The Geneva-based World Trade Organization said that while its disputes panel found merit in the countries' complaint lodged against the EU, that was outweighed by the 2010 ban that "fulfills the objective of addressing EU public moral concerns on seal welfare to a certain extent".
Canada, which was also fighting the ban, said it would appeal the decision, while critics warned that the moral grounds defence justifying the EU ban could be widely applied to all sorts of products.
"Canada remains steadfast in its position that the seal harvest is a humane, sustainable and well-regulated activity. Any views to the contrary are based on myths and misinformation, and the Panel's findings should be of concern to all WTO members," said a Canadian government statement.
The European Union had argued that scientific evidence backed its claims that slaughter methods, such as using a club with a metal spike on it to stun seals before killing them, were cruel.
It also underlined that the EU public was overwhelmingly in favour of the ban.
Canada and Norway kill tens of thousands of seals per year, and say hunting is an age-old method allowing Atlantic fishing communities to earn an income, as well as to manage fish stocks and thereby the environment.
They insist their seal-hunting methods are humane and provided counter-arguments to the WTO from scientists. They said the methods were no worse than those used in commercial deer-hunting which is widespread in the EU.
They also called the ban trade discriminatory because seal products from EU members Sweden and Finland enjoyed unimpeded market access within the bloc.
The EU rejected that argument.
Canada's indigenous Inuits, who have traditionally hunted seal for centuries, are exempt from the ban. But Inuit say it has collapsed the market for their seal products too.
Canadian Inuit leader Terry Audla said the EU ban showed a "fundamental lack of understanding of Arctic peoples" and called the WTO's decision "truly inexplicable".
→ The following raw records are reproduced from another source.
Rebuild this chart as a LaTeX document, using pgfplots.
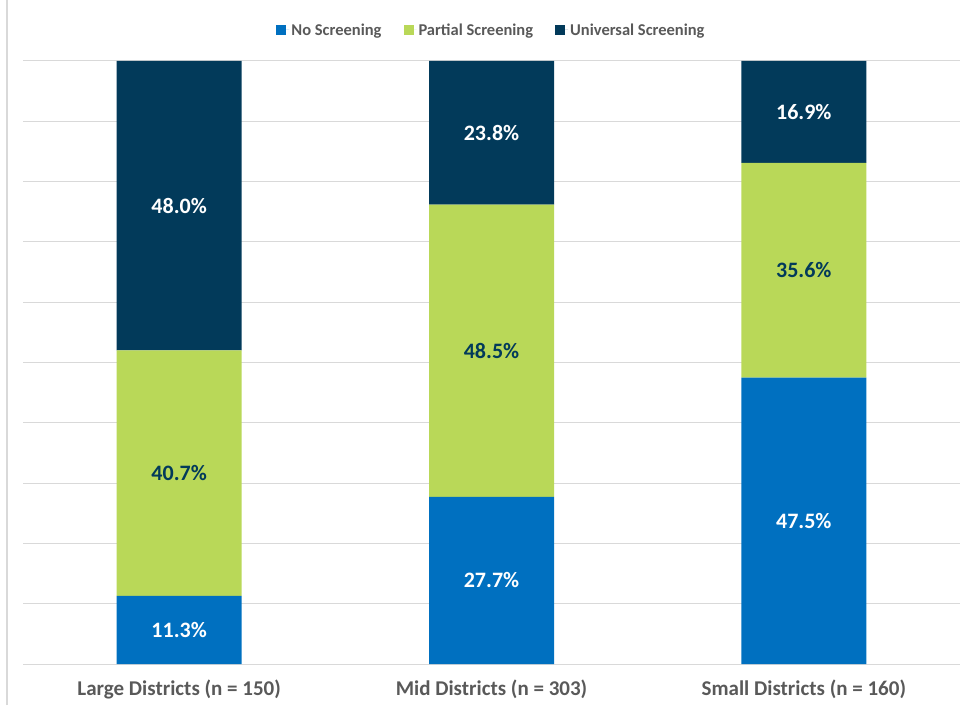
\documentclass[border=0pt]{standalone}
\usepackage{pgfplots}
\pgfplotsset{compat=1.18}
\usepackage{fontspec}
\setmainfont{Carlito}
\definecolor{cblue}{RGB}{0,112,192}
\definecolor{cgreen}{RGB}{185,216,88}
\definecolor{cnavy}{RGB}{2,58,90}
\definecolor{cgray}{RGB}{89,89,89}
\definecolor{cgrid}{RGB}{217,217,217}
\begin{document}
\begin{tikzpicture}
\path[use as bounding box] (0pt,0pt) rectangle (965pt,707pt);
\draw[cgrid, line width=1.2pt] (7pt,2pt) -- (7pt,707pt);
\begin{axis}[
  at={(23pt,43pt)}, anchor=south west,
  scale only axis, width=937pt, height=603pt,
  ybar stacked, bar width=125pt,
  xmin=-0.5, xmax=2.5, ymin=0, ymax=100,
  xtick={0,1,2},
  xticklabels={Large Districts (n = 150), Mid Districts (n = 303), Small Districts (n = 160)},
  ytick={0,10,...,100}, yticklabels={},
  ymajorgrids, grid style={cgrid, line width=1pt},
  axis line style={draw=none},
  major tick length=0pt,
  x tick label style={font=\bfseries\fontsize{21}{23}\selectfont, text=cgray, yshift=-12pt},
  legend columns=3,
  legend style={draw=none, fill=none, at={(axis description cs:0.5,1.0514)}, anchor=center,
    font=\bfseries\fontsize{16.5}{18}\selectfont, text=cgray,
    /tikz/every even column/.append style={column sep=20pt}},
  legend image code/.code={\fill[#1] (0pt,-5pt) rectangle (10pt,5pt); \path (0pt,0pt) -- (13pt,0pt);},
]
\addplot[fill=cblue, draw=none] coordinates {(0,11.3) (1,27.7) (2,47.5)};
\addlegendentry{No Screening}
\addplot[fill=cgreen, draw=none] coordinates {(0,40.7) (1,48.5) (2,35.6)};
\addlegendentry{Partial Screening}
\addplot[fill=cnavy, draw=none] coordinates {(0,48.0) (1,23.8) (2,16.9)};
\addlegendentry{Universal Screening}
\end{axis}
\begin{axis}[
  at={(23pt,43pt)}, anchor=south west,
  scale only axis, width=937pt, height=603pt,
  xmin=-0.5, xmax=2.5, ymin=0, ymax=100,
  hide axis,
  nodes near coords={\pgfplotspointmeta\%},
  point meta=explicit symbolic,
  every node near coord/.append style={anchor=center, font=\bfseries\fontsize{22}{24}\selectfont},
]
\addplot[only marks, mark=none, every node near coord/.append style={text=white}]
  coordinates {(0,5.65)[11.3] (1,13.85)[27.7] (2,23.75)[47.5]};
\addplot[only marks, mark=none, every node near coord/.append style={text=cnavy}]
  coordinates {(0,31.65)[40.7] (1,51.95)[48.5] (2,65.3)[35.6]};
\addplot[only marks, mark=none, every node near coord/.append style={text=white}]
  coordinates {(0,76.0)[48.0] (1,88.1)[23.8] (2,91.55)[16.9]};
\end{axis}
\end{tikzpicture}
\end{document}
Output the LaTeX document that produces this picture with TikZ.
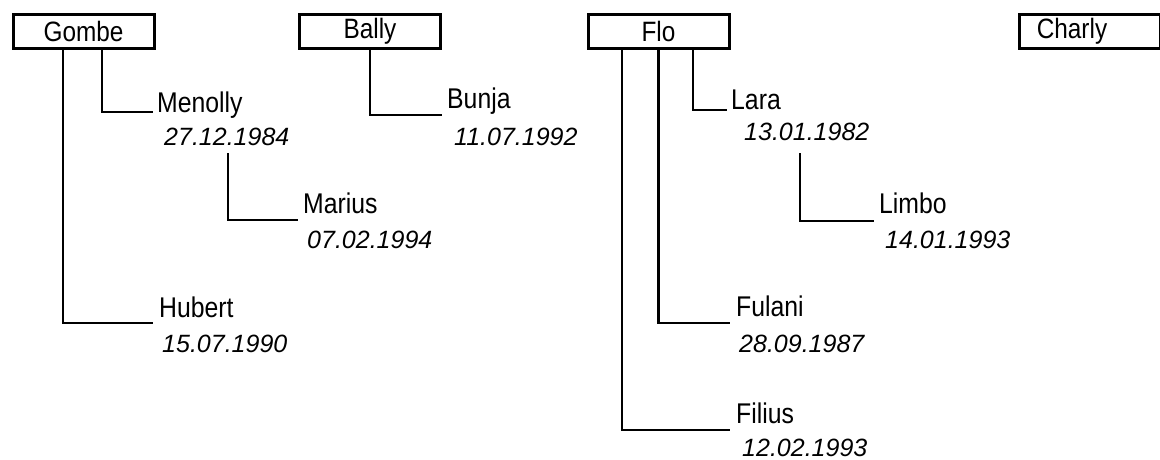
\documentclass[tikz,border=0pt]{standalone}
\usepackage{fontspec}
\setmainfont{Liberation Sans}
\newfontfamily\namefont{Liberation Sans}[FakeStretch=0.87]
\usetikzlibrary{calc}
\begin{document}
\begin{tikzpicture}[x=1pt,y=-1pt,
  parentbox/.style={draw,line width=3pt,minimum width=141pt,minimum height=34pt,inner sep=0pt,font=\namefont\fontsize{28}{30}\selectfont},
  nm/.style={anchor=base west,inner sep=0pt,font=\namefont\fontsize{28.5}{30}\selectfont},
  dt/.style={anchor=base west,inner sep=0pt,font=\fontsize{25}{28}\selectfont\itshape},
  conn/.style={line width=2.2pt}]
\useasboundingbox (0,0) rectangle (1160,460);
\begin{scope}
\clip (0,0) rectangle (1160,460);
% parents
\node[parentbox] (gombe) at (83.5,31.5) {Gombe};
\node[parentbox] (bally) at (370,31.5) {Bally};
\node[parentbox] (flo) at (658.5,31.5) {Flo};
\node[parentbox] (charly) at (1089.5,31.5) {};
\node[parentbox,draw=none,anchor=center] (charlytext) at (1072,31.5) {Charly};
% children
\node[nm] (menolly) at (157,112) {Menolly};
\node[dt] (menollyd) at (164,145) {27.12.1984};
\node[nm] (marius) at (303,213) {Marius};
\node[dt] (mariusd) at (307,248) {07.02.1994};
\node[nm] (hubert) at (159,317) {Hubert};
\node[dt] (hubertd) at (162,352) {15.07.1990};
\node[nm] (bunja) at (447,108) {Bunja};
\node[dt] (bunjad) at (454,145) {11.07.1992};
\node[nm] (lara) at (731,110) {Lara};
\node[dt] (larad) at (744,140) {13.01.1982};
\node[nm] (limbo) at (879,213) {Limbo};
\node[dt] (limbod) at (885,248) {14.01.1993};
\node[nm] (fulani) at (736,316) {Fulani};
\node[dt] (fulanid) at (739,352) {28.09.1987};
\node[nm] (filius) at (736,423) {Filius};
\node[dt] (filiusd) at (742,456) {12.02.1993};
% connectors
\draw[conn] (gombe.south -| 102,0) |- ($(menolly.base west)+(-4,0)$);
\draw[conn] (gombe.south -| 63,0) |- ($(hubert.base west)+(-6,6)$);
\draw[conn] ($(menollyd.base west)+(64,8)$) |- ($(marius.base west)+(-5,7)$);
\draw[conn] (bally.south) |- ($(bunja.base west)+(-5,7)$);
\draw[conn] (flo.south -| 693,0) |- ($(lara.base west)+(-4,0)$);
\draw[conn] ($(larad.base west)+(56,13)$) |- ($(limbo.base west)+(-5,8)$);
\draw[conn] (flo.south) |- ($(fulani.base west)+(-6,7)$);
\draw[conn] (flo.south -| 622,0) |- ($(filius.base west)+(-6,7)$);
\end{scope}
\end{tikzpicture}
\end{document}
A seal processing plant boss in Canada's Newfoundland, Dion Dakins, said the ban threatened the livelihood of people in Canada's coastal communities.
"Where do we draw the line on right versus wrong or good versus bad when it comes to the products of living resources?" he asked.
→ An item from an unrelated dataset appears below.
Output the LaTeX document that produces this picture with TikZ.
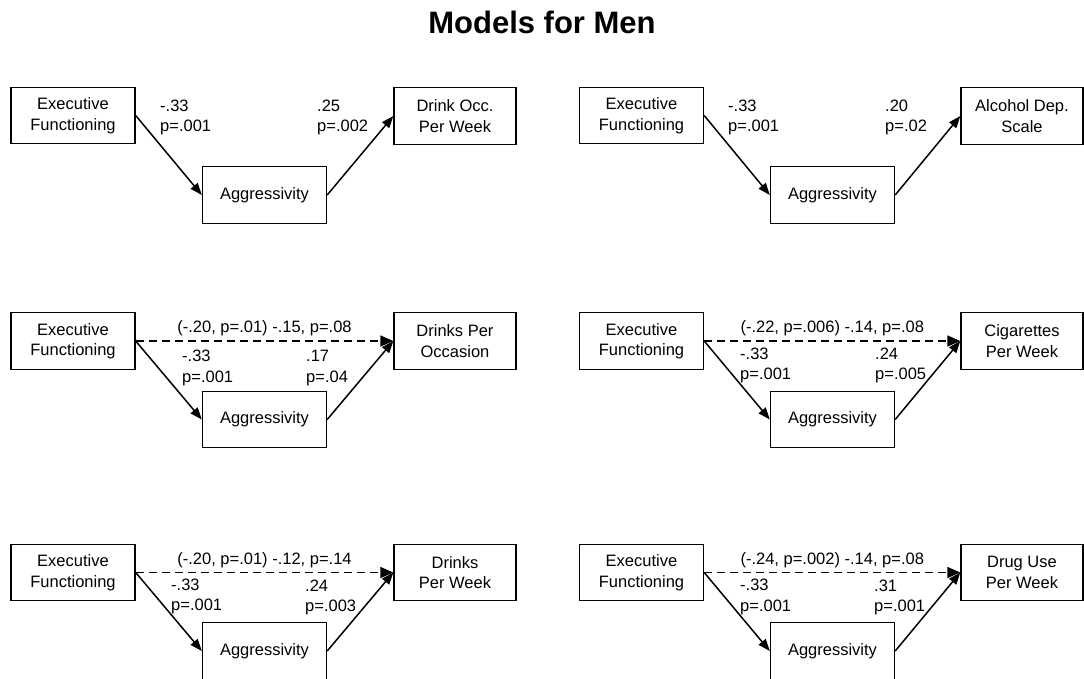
\documentclass[tikz,border=0pt]{standalone}
\usepackage{fontspec}
\setmainfont{Liberation Sans}
\usetikzlibrary{arrows.meta}
\newcommand{\coeffont}{\fontsize{16.5}{20.5}\selectfont}

\begin{document}
\begin{tikzpicture}[x=1pt, y=-1pt,
    varbox/.style={draw, line width=1.4pt, minimum width=124pt, minimum height=56.5pt, inner sep=0pt, align=center, font=\coeffont},
    outbox/.style={varbox, minimum width=122pt},
    coef/.style={anchor=west, align=left, inner sep=0pt, font=\coeffont},
    link/.style={line width=1.5pt, -{Triangle[length=12pt, width=9pt]}},
    direct/.style={line width=1.5pt, dash pattern=on 8pt off 5pt, -{Triangle[length=13pt, width=11pt]}},
    total/.style={above, inner sep=4pt, font=\coeffont}]
\useasboundingbox (0,0) rectangle (1084,678);
\node[font=\fontsize{31}{36}\selectfont\bfseries, inner sep=0pt] (title) at (542,22.5) {Models for Men};

% drink occasions per week
\node[varbox] (ef1) at (73,115.5) {Executive\\Functioning};
\node[varbox] (ag1) at (264.5,195) {Aggressivity};
\node[outbox] (dw1) at (455,116) {Drink Occ.\\Per Week};
\draw[link] (ef1.east) -- (ag1.west);
\draw[link] (ag1.east) -- (dw1.west);
\node[coef] (a1) at (160,117.5) {-.33\\p=.001};
\node[coef] (b1) at (317,117.5) {.25\\p=.002};

% alcohol dependence
\node[varbox] (ef2) at (641.5,115.5) {Executive\\Functioning};
\node[varbox] (ag2) at (832.5,195) {Aggressivity};
\node[outbox] (ad2) at (1022,116) {Alcohol Dep.\\Scale};
\draw[link] (ef2.east) -- (ag2.west);
\draw[link] (ag2.east) -- (ad2.west);
\node[coef] (a2) at (728,117.5) {-.33\\p=.001};
\node[coef] (b2) at (885,117.5) {.20\\p=.02};

% drinks per occasion
\node[varbox] (ef3) at (73,341) {Executive\\Functioning};
\node[varbox] (ag3) at (264.5,419.5) {Aggressivity};
\node[outbox] (dp3) at (455,341) {Drinks Per\\Occasion};
\draw[direct] (ef3.east) -- (dp3.west) node[midway, total] {(-.20, p=.01) -.15, p=.08};
\draw[link] (ef3.east) -- (ag3.west);
\draw[link] (ag3.east) -- (dp3.west);
\node[coef] (a3) at (182,368) {-.33\\p=.001};
\node[coef] (b3) at (306,368) {.17\\p=.04};

% cigarettes
\node[varbox] (ef4) at (641.5,341) {Executive\\Functioning};
\node[varbox] (ag4) at (832.5,419.5) {Aggressivity};
\node[outbox] (cw4) at (1022,341) {Cigarettes\\Per Week};
\draw[direct] (ef4.east) -- (cw4.west) node[midway, total] {(-.22, p=.006) -.14, p=.08};
\draw[link] (ef4.east) -- (ag4.west);
\draw[link] (ag4.east) -- (cw4.west);
\node[coef] (a4) at (740,365.5) {-.33\\p=.001};
\node[coef] (b4) at (875,365.5) {.24\\p=.005};

% drinks per week
\node[varbox] (ef5) at (73,572.5) {Executive\\Functioning};
\node[varbox] (ag5) at (264.5,651) {Aggressivity};
\node[outbox] (dw5) at (455,572.5) {Drinks\\Per Week};
\draw[direct] (ef5.east) -- (dw5.west) node[midway, total] {(-.20, p=.01) -.12, p=.14};
\draw[link] (ef5.east) -- (ag5.west);
\draw[link] (ag5.east) -- (dw5.west);
\node[coef] (a5) at (171,596.5) {-.33\\p=.001};
\node[coef] (b5) at (305,597.5) {.24\\p=.003};

% drug use
\node[varbox] (ef6) at (641.5,572.5) {Executive\\Functioning};
\node[varbox] (ag6) at (832.5,651) {Aggressivity};
\node[outbox] (du6) at (1022,572.5) {Drug Use\\Per Week};
\draw[direct] (ef6.east) -- (du6.west) node[midway, total] {(-.24, p=.002) -.14, p=.08};
\draw[link] (ef6.east) -- (ag6.west);
\draw[link] (ag6.east) -- (du6.west);
\node[coef] (a6) at (740,597) {-.33\\p=.001};
\node[coef] (b6) at (874,597.5) {.31\\p=.001};
\end{tikzpicture}
\end{document}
Animal rights groups, though, say seal hunting is a barbaric ritual and have waged a robust campaign in recent years to stop it.
The Brigitte Bardot Foundation, set up by the French film star turned animal rights campaigner, hailed the ruling.
"The WTO has taken an historic decision by recognising that animal welfare is a moral public concern that can justify trade restrictions," it said in a statement.